It’s American mother’s day.
They say nothing prepares you for losing a parent. Theoretically, I should have been prepared: ten years of pulmonary fibrosis, a double lung transplant, a rollercoaster of ups and downs that took me away from my life in Scotland and made me a part-time carer. From 2011 to 2021, her journey was my journey. Still, her loss ripped a hole from me. I’ve wondered if it was so profound because of that extra time; I’ll never know. Thankfully, I have nothing to compare it to.
I’m pretty good at putting on the appearance of holding it together. At best, it’s a sort of mask, but a magical one that only I know I’m wearing. I’m still not sure I know what grief is, exactly, and maybe it’s different for everyone: my flavor is a feeling of being untethered, like I’ve found myself in a parallel universe where everything is wrong. There’s no way back; no leap home. The only way through is forwards, and I resent it.
By far the worst part is the expectation of coping. Because I’m wearing that magical mask, I look more or less like an adult human being who is getting through his day. But because I’m untethered, because I feel this new distance between me and the world, I’ve been operating without a rudder. I’ve been alternately numb and in pain, and looking for things to make me feel anything else. I’ve been deeply unhappy with my life - all of it - but it’s hard to figure out what to change, or how, when a bomb won’t stop going off. I’d hoped to have time and space to breathe this year, a way to regroup, but there’s less than I’d hoped.
People expect men to cope; to be stoic; to just get on with it. And I am. But I want to disappear. I had this giant loss, and the world has carried on regardless, and I’m expected to carry on with it. I resent that. It’s driven a wedge between me and everything. Above all, it feels incredibly lonely.

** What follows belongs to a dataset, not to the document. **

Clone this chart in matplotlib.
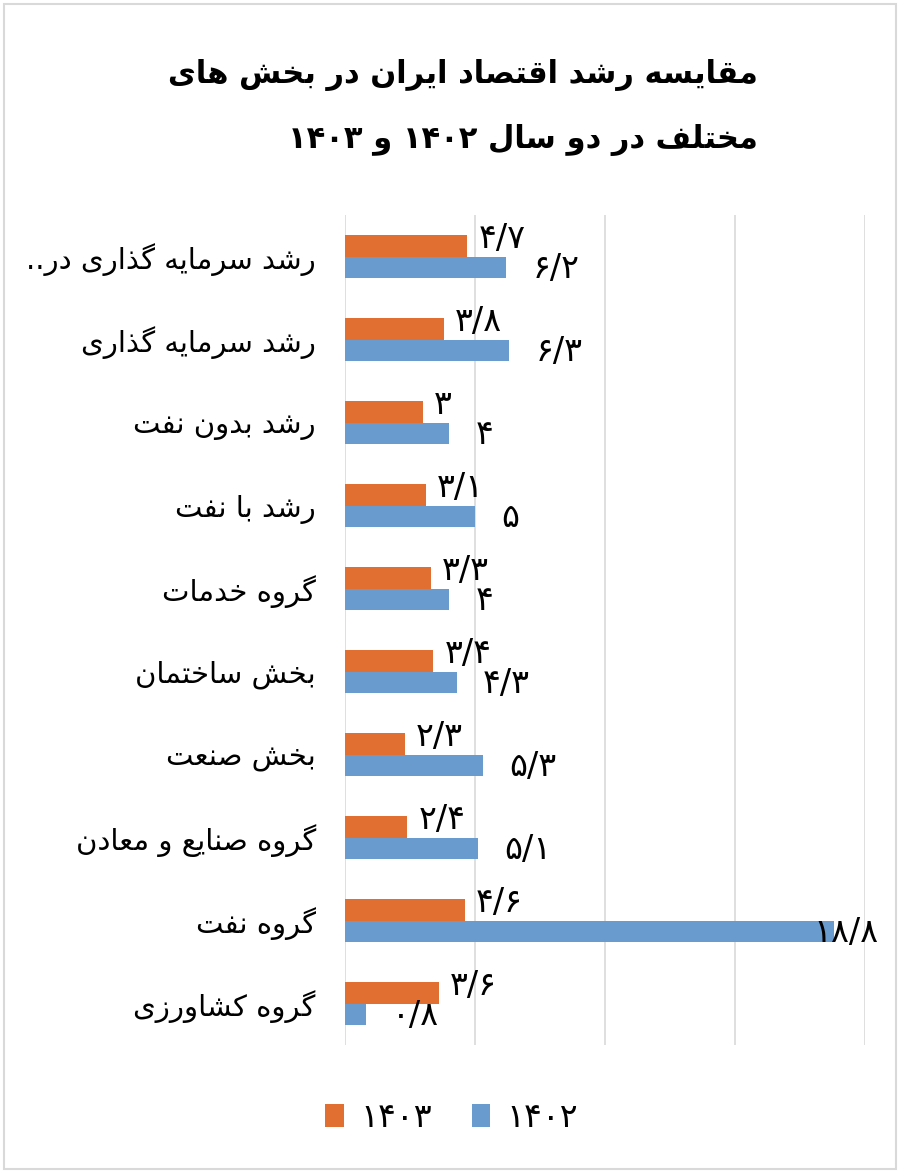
#!/usr/bin/env python3
import re

import matplotlib

matplotlib.use("Agg")
import matplotlib.pyplot as plt
import numpy as np
from matplotlib.patches import Rectangle

# ---- data ----
categories = [
    "رشد سرمایه گذاری در..",
    "رشد سرمایه گذاری",
    "رشد بدون نفت",
    "رشد با نفت",
    "گروه خدمات",
    "بخش ساختمان",
    "بخش صنعت",
    "گروه صنایع و معادن",
    "گروه نفت",
    "گروه کشاورزی",
]
values_1403 = [4.7, 3.8, 3.0, 3.1, 3.3, 3.4, 2.3, 2.4, 4.6, 3.6]
values_1402 = [6.2, 6.3, 4.0, 5.0, 4.0, 4.3, 5.3, 5.1, 18.8, 0.8]
series_names = ["۱۴۰۳", "۱۴۰۲"]
title_lines = ["مقایسه رشد اقتصاد ایران در بخش های", "مختلف در دو سال ۱۴۰۲ و ۱۴۰۳"]
x_ticks = [0, 5, 10, 15, 20]

C_1403 = "#E06F31"
C_1402 = "#6A9BCE"
GRID = "#D9D9D9"

# ---- minimal arabic/persian shaping (matplotlib has no shaper) ----
# letter: (isolated, final, initial, medial); right-joining letters have no initial/medial
FORMS = {
    "ا": ("\uFE8D", "\uFE8E", None, None),
    "ب": ("\uFE8F", "\uFE90", "\uFE91", "\uFE92"),
    "پ": ("\uFB56", "\uFB57", "\uFB58", "\uFB59"),
    "ت": ("\uFE95", "\uFE96", "\uFE97", "\uFE98"),
    "ث": ("\uFE99", "\uFE9A", "\uFE9B", "\uFE9C"),
    "ج": ("\uFE9D", "\uFE9E", "\uFE9F", "\uFEA0"),
    "چ": ("\uFB7A", "\uFB7B", "\uFB7C", "\uFB7D"),
    "ح": ("\uFEA1", "\uFEA2", "\uFEA3", "\uFEA4"),
    "خ": ("\uFEA5", "\uFEA6", "\uFEA7", "\uFEA8"),
    "د": ("\uFEA9", "\uFEAA", None, None),
    "ذ": ("\uFEAB", "\uFEAC", None, None),
    "ر": ("\uFEAD", "\uFEAE", None, None),
    "ز": ("\uFEAF", "\uFEB0", None, None),
    "ژ": ("\uFB8A", "\uFB8B", None, None),
    "س": ("\uFEB1", "\uFEB2", "\uFEB3", "\uFEB4"),
    "ش": ("\uFEB5", "\uFEB6", "\uFEB7", "\uFEB8"),
    "ص": ("\uFEB9", "\uFEBA", "\uFEBB", "\uFEBC"),
    "ض": ("\uFEBD", "\uFEBE", "\uFEBF", "\uFEC0"),
    "ط": ("\uFEC1", "\uFEC2", "\uFEC3", "\uFEC4"),
    "ظ": ("\uFEC5", "\uFEC6", "\uFEC7", "\uFEC8"),
    "ع": ("\uFEC9", "\uFECA", "\uFECB", "\uFECC"),
    "غ": ("\uFECD", "\uFECE", "\uFECF", "\uFED0"),
    "ف": ("\uFED1", "\uFED2", "\uFED3", "\uFED4"),
    "ق": ("\uFED5", "\uFED6", "\uFED7", "\uFED8"),
    "ک": ("\uFB8E", "\uFB8F", "\uFB90", "\uFB91"),
    "گ": ("\uFB92", "\uFB93", "\uFB94", "\uFB95"),
    "ل": ("\uFEDD", "\uFEDE", "\uFEDF", "\uFEE0"),
    "م": ("\uFEE1", "\uFEE2", "\uFEE3", "\uFEE4"),
    "ن": ("\uFEE5", "\uFEE6", "\uFEE7", "\uFEE8"),
    "و": ("\uFEED", "\uFEEE", None, None),
    "ه": ("\uFEE9", "\uFEEA", "\uFEEB", "\uFEEC"),
    "ی": ("\uFBFC", "\uFBFD", "\uFBFE", "\uFBFF"),
}


def shape(s):
    out = []
    for i, ch in enumerate(s):
        if ch not in FORMS:
            out.append(ch)
            continue
        prev = s[i - 1] if i > 0 else ""
        nxt = s[i + 1] if i + 1 < len(s) else ""
        dual = FORMS[ch][2] is not None
        join_prev = prev in FORMS and FORMS[prev][2] is not None
        join_next = dual and nxt in FORMS
        iso, fin, ini, med = FORMS[ch]
        if join_prev and join_next:
            out.append(med)
        elif join_prev:
            out.append(fin)
        elif join_next:
            out.append(ini)
        else:
            out.append(iso)
    vis = "".join(out)[::-1]
    # numbers keep left-to-right order
    return re.sub(r"[۰-۹/]+", lambda m: m.group()[::-1], vis)


def fa_num(v):
    s = f"{v:g}".replace(".", "/")
    return s.translate(str.maketrans("0123456789", "۰۱۲۳۴۵۶۷۸۹"))


plt.rcParams["font.family"] = ["DejaVu Sans"]

fig = plt.figure(figsize=(9, 11.73), dpi=100)
ax = fig.add_axes([0.3833, 0.1091, 0.5778, 0.7076])

y = np.arange(len(categories))
h = 0.255
ax.barh(y - h / 2, values_1403, height=h, color=C_1403, label=series_names[0], zorder=3)
ax.barh(y + h / 2, values_1402, height=h, color=C_1402, label=series_names[1], zorder=3)

ax.set_xlim(x_ticks[0], x_ticks[-1])
ax.set_ylim(len(categories) - 0.5, -0.5)
ax.set_xticks(x_ticks)
ax.xaxis.grid(True, color=GRID, linewidth=1.2, zorder=0)
ax.tick_params(axis="x", length=0, labelbottom=False)
ax.tick_params(axis="y", length=0, pad=21)
ax.set_yticks(y)
ax.set_yticklabels([shape(c) for c in categories], fontsize=21)
for sp in ax.spines.values():
    sp.set_visible(False)

# data labels
for i, (a, b) in enumerate(zip(values_1403, values_1402)):
    ax.annotate(fa_num(a), (a, i - h / 2), xytext=(8, 5), textcoords="offset points",
                ha="left", va="center", fontsize=24, zorder=4)
    xb = min(b, 17.0)
    ax.annotate(fa_num(b), (xb, i + h / 2), xytext=(19, -1), textcoords="offset points",
                ha="left", va="center", fontsize=24, zorder=4)

# title (right aligned like the original)
fig.text(0.842, 0.936, shape(title_lines[0]), ha="right", va="center",
         fontsize=22, fontweight="bold")
fig.text(0.842, 0.881, shape(title_lines[1]), ha="right", va="center",
         fontsize=22, fontweight="bold")

# legend
handles, labels = ax.get_legend_handles_labels()
fig.legend(handles, [shape(l) for l in labels], loc="center", bbox_to_anchor=(0.502, 0.047),
           ncol=2, frameon=False, fontsize=24, handlelength=0.55, handleheight=0.7,
           columnspacing=1.2, handletextpad=0.5)

# outer chart border
fig.patches.append(Rectangle((0.004, 0.003), 0.992, 0.994, transform=fig.transFigure,
                             fill=False, edgecolor=GRID, linewidth=1.5))

fig.savefig("out.png", dpi=100)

I know my father and my sister feel their own versions of this, too, and I’ve been spending a lot of time with them. Family is powerful at a time like this. We understand each other.
Ma saw good in everyone and was able to cut through bullshit with a word. I can hear her say “oh for goodness sake” and tell me what I just need to go and do to give myself that space. I’m even doing some of them - I’ll write more about work in particular before too long - but there’s so much that feels askew.
My parents taught me to have wide horizons and not to be bound by the norms of the mainstream. It was an important lesson, but also one that ruined me for a “normal” life: I haven’t had a normal career, and I wouldn’t feel satisfied living in the same place forever. There are so many adventures to be had out in the world, both figurative and literal. We only get to live once, and life is fleeting. You’ve just got to go for it. Live big. Nothing is really that scary.
And maybe that’s the lesson. If everything feels wrong, if everything is askew, I need to spend the time to figure it out and forge a life that works for me. My worst tendency is to erode my own boundaries to make other people happy: self-destruction in kindness’s clothing. She was always worried about that, and I should have paid more attention.
I miss her. The usual platitude is that she’s right here, in me. But that’s only true if I live up to her; if I live up to myself. I’ve got to be my own tether and find my own happiness; build a life where there is no mask.
If your mother is still with you, I hope you can find a way to hug her and hold her close. If not today, then soon.
She was never really into Mother’s Day. It was a Hallmark holiday to her. But it feels like a good time to say that I miss her, and I miss everything she meant to me. And I’m still figuring out what happens next.